[Stored data]
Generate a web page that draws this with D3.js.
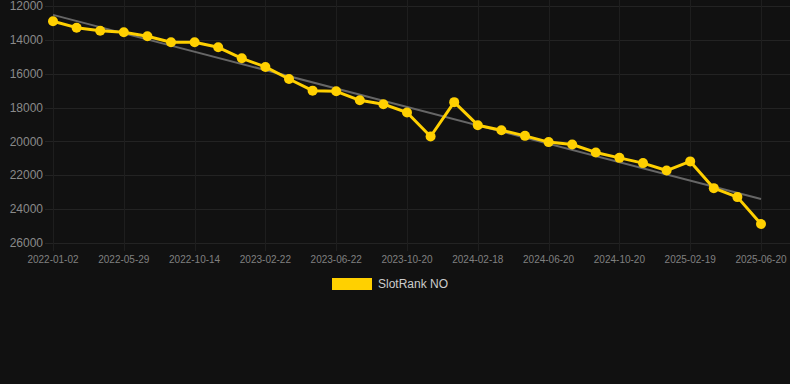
<!DOCTYPE html>
<html lang="en">
<head>
  <meta charset="UTF-8">
  <title>SlotRank NO</title>
  <script src="https://d3js.org/d3.v7.min.js"></script>
  <style>
    html, body {
      margin: 0;
      padding: 0;
      background: #111111;
    }
    body {
      font-family: "Liberation Sans", Arial, sans-serif;
    }
    svg {
      display: block;
    }
  </style>
</head>
<body>
  <svg width="790" height="384"></svg>

  <script>
    // Dates on the x axis (only every third one gets a label)
    const dates = [
      "2022-01-02", "2022-02-20", "2022-04-10", "2022-05-29", "2022-07-14", "2022-08-29",
      "2022-10-14", "2022-11-26", "2023-01-09", "2023-02-22", "2023-04-03", "2023-05-13",
      "2023-06-22", "2023-08-01", "2023-09-10", "2023-10-20", "2023-11-29", "2024-01-08",
      "2024-02-18", "2024-03-29", "2024-05-10", "2024-06-20", "2024-07-30", "2024-09-09",
      "2024-10-20", "2024-11-29", "2025-01-09", "2025-02-19", "2025-03-31", "2025-05-10",
      "2025-06-20"
    ];

    // Rank values
    const ranks = [
      12900, 13280, 13460, 13550, 13790, 14140, 14140, 14440, 15090, 15600,
      16310, 17000, 17040, 17570, 17800, 18290, 19710, 17680, 19040, 19340,
      19670, 20040, 20180, 20650, 20970, 21280, 21720, 21180, 22760, 23290,
      24880
    ];

    const yTicks = [12000, 14000, 16000, 18000, 20000, 22000, 24000, 26000];
    const seriesName = "SlotRank NO";

    const width = 790;
    const plotLeft = 53, plotRight = 761, plotTop = 6, plotBottom = 243;
    const svg = d3.select("svg");

    const x = d3.scalePoint()
                .domain(dates)
                .range([plotLeft, plotRight]);

    // reversed: better rank on top
    const y = d3.scaleLinear()
                .domain([12000, 26000])
                .range([plotTop, plotBottom]);

    const labelled = dates.filter((d, i) => i % 3 === 0);

    // grid
    svg.append("g")
       .selectAll("line")
       .data(yTicks)
       .enter()
       .append("line")
       .attr("x1", plotLeft - 8)
       .attr("x2", width)
       .attr("y1", d => Math.round(y(d)) + 0.5)
       .attr("y2", d => Math.round(y(d)) + 0.5)
       .attr("stroke", "#232323")
       .attr("stroke-width", 1);

    svg.append("g")
       .selectAll("line")
       .data(labelled)
       .enter()
       .append("line")
       .attr("x1", d => Math.round(x(d)) + 0.5)
       .attr("x2", d => Math.round(x(d)) + 0.5)
       .attr("y1", 0)
       .attr("y2", plotBottom + 8)
       .attr("stroke", "#1e1e1e")
       .attr("stroke-width", 1);

    // y tick labels
    svg.append("g")
       .selectAll("text")
       .data(yTicks)
       .enter()
       .append("text")
       .attr("x", 43)
       .attr("y", d => y(d))
       .attr("dy", "0.35em")
       .attr("text-anchor", "end")
       .attr("fill", "#8a8a8a")
       .style("font-size", "12px")
       .text(d => d);

    // x tick labels
    svg.append("g")
       .selectAll("text")
       .data(labelled)
       .enter()
       .append("text")
       .attr("x", d => x(d))
       .attr("y", 263)
       .attr("text-anchor", "middle")
       .attr("fill", "#808080")
       .style("font-size", "10px")
       .text(d => d);

    // linear trend (least squares over the index)
    const n = ranks.length;
    const mx = d3.mean(d3.range(n));
    const my = d3.mean(ranks);
    const slope = d3.sum(ranks, (v, i) => (i - mx) * (v - my)) /
                  d3.sum(d3.range(n), i => (i - mx) * (i - mx));
    const icpt = my - slope * mx;

    svg.append("line")
       .attr("x1", x(dates[0]))
       .attr("y1", y(icpt))
       .attr("x2", x(dates[n - 1]))
       .attr("y2", y(icpt + slope * (n - 1)))
       .attr("stroke", "#666666")
       .attr("stroke-width", 2);

    // series line
    const line = d3.line()
                   .x((d, i) => x(dates[i]))
                   .y(d => y(d));

    svg.append("path")
       .datum(ranks)
       .attr("d", line)
       .attr("fill", "none")
       .attr("stroke", "#ffd000")
       .attr("stroke-width", 3)
       .attr("stroke-linejoin", "round");

    svg.append("g")
       .selectAll("circle")
       .data(ranks)
       .enter()
       .append("circle")
       .attr("cx", (d, i) => x(dates[i]))
       .attr("cy", d => y(d))
       .attr("r", 5)
       .attr("fill", "#ffd000");

    // legend
    const legend = svg.append("g")
                      .attr("transform", "translate(332,278)");
    legend.append("rect")
          .attr("width", 40)
          .attr("height", 12)
          .attr("fill", "#ffd000");
    legend.append("text")
          .attr("x", 46)
          .attr("y", 6)
          .attr("dy", "0.35em")
          .attr("fill", "#cccccc")
          .style("font-size", "12px")
          .text(seriesName);
  </script>
</body>
</html>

[Stated problem]
Repeat verbatim all the material, but not the pictures.

[Expected answer]
Generate a web page that draws this with D3.js.
<!DOCTYPE html>
<html lang="en">
<head>
  <meta charset="UTF-8">
  <title>SlotRank NO</title>
  <script src="https://d3js.org/d3.v7.min.js"></script>
  <style>
    html, body {
      margin: 0;
      padding: 0;
      background: #111111;
    }
    body {
      font-family: "Liberation Sans", Arial, sans-serif;
    }
    svg {
      display: block;
    }
  </style>
</head>
<body>
  <svg width="790" height="384"></svg>

  <script>
    // Dates on the x axis (only every third one gets a label)
    const dates = [
      "2022-01-02", "2022-02-20", "2022-04-10", "2022-05-29", "2022-07-14", "2022-08-29",
      "2022-10-14", "2022-11-26", "2023-01-09", "2023-02-22", "2023-04-03", "2023-05-13",
      "2023-06-22", "2023-08-01", "2023-09-10", "2023-10-20", "2023-11-29", "2024-01-08",
      "2024-02-18", "2024-03-29", "2024-05-10", "2024-06-20", "2024-07-30", "2024-09-09",
      "2024-10-20", "2024-11-29", "2025-01-09", "2025-02-19", "2025-03-31", "2025-05-10",
      "2025-06-20"
    ];

    // Rank values
    const ranks = [
      12900, 13280, 13460, 13550, 13790, 14140, 14140, 14440, 15090, 15600,
      16310, 17000, 17040, 17570, 17800, 18290, 19710, 17680, 19040, 19340,
      19670, 20040, 20180, 20650, 20970, 21280, 21720, 21180, 22760, 23290,
      24880
    ];

    const yTicks = [12000, 14000, 16000, 18000, 20000, 22000, 24000, 26000];
    const seriesName = "SlotRank NO";

    const width = 790;
    const plotLeft = 53, plotRight = 761, plotTop = 6, plotBottom = 243;
    const svg = d3.select("svg");

    const x = d3.scalePoint()
                .domain(dates)
                .range([plotLeft, plotRight]);

    // reversed: better rank on top
    const y = d3.scaleLinear()
                .domain([12000, 26000])
                .range([plotTop, plotBottom]);

    const labelled = dates.filter((d, i) => i % 3 === 0);

    // grid
    svg.append("g")
       .selectAll("line")
       .data(yTicks)
       .enter()
       .append("line")
       .attr("x1", plotLeft - 8)
       .attr("x2", width)
       .attr("y1", d => Math.round(y(d)) + 0.5)
       .attr("y2", d => Math.round(y(d)) + 0.5)
       .attr("stroke", "#232323")
       .attr("stroke-width", 1);

    svg.append("g")
       .selectAll("line")
       .data(labelled)
       .enter()
       .append("line")
       .attr("x1", d => Math.round(x(d)) + 0.5)
       .attr("x2", d => Math.round(x(d)) + 0.5)
       .attr("y1", 0)
       .attr("y2", plotBottom + 8)
       .attr("stroke", "#1e1e1e")
       .attr("stroke-width", 1);

    // y tick labels
    svg.append("g")
       .selectAll("text")
       .data(yTicks)
       .enter()
       .append("text")
       .attr("x", 43)
       .attr("y", d => y(d))
       .attr("dy", "0.35em")
       .attr("text-anchor", "end")
       .attr("fill", "#8a8a8a")
       .style("font-size", "12px")
       .text(d => d);

    // x tick labels
    svg.append("g")
       .selectAll("text")
       .data(labelled)
       .enter()
       .append("text")
       .attr("x", d => x(d))
       .attr("y", 263)
       .attr("text-anchor", "middle")
       .attr("fill", "#808080")
       .style("font-size", "10px")
       .text(d => d);

    // linear trend (least squares over the index)
    const n = ranks.length;
    const mx = d3.mean(d3.range(n));
    const my = d3.mean(ranks);
    const slope = d3.sum(ranks, (v, i) => (i - mx) * (v - my)) /
                  d3.sum(d3.range(n), i => (i - mx) * (i - mx));
    const icpt = my - slope * mx;

    svg.append("line")
       .attr("x1", x(dates[0]))
       .attr("y1", y(icpt))
       .attr("x2", x(dates[n - 1]))
       .attr("y2", y(icpt + slope * (n - 1)))
       .attr("stroke", "#666666")
       .attr("stroke-width", 2);

    // series line
    const line = d3.line()
                   .x((d, i) => x(dates[i]))
                   .y(d => y(d));

    svg.append("path")
       .datum(ranks)
       .attr("d", line)
       .attr("fill", "none")
       .attr("stroke", "#ffd000")
       .attr("stroke-width", 3)
       .attr("stroke-linejoin", "round");

    svg.append("g")
       .selectAll("circle")
       .data(ranks)
       .enter()
       .append("circle")
       .attr("cx", (d, i) => x(dates[i]))
       .attr("cy", d => y(d))
       .attr("r", 5)
       .attr("fill", "#ffd000");

    // legend
    const legend = svg.append("g")
                      .attr("transform", "translate(332,278)");
    legend.append("rect")
          .attr("width", 40)
          .attr("height", 12)
          .attr("fill", "#ffd000");
    legend.append("text")
          .attr("x", 46)
          .attr("y", 6)
          .attr("dy", "0.35em")
          .attr("fill", "#cccccc")
          .style("font-size", "12px")
          .text(seriesName);
  </script>
</body>
</html>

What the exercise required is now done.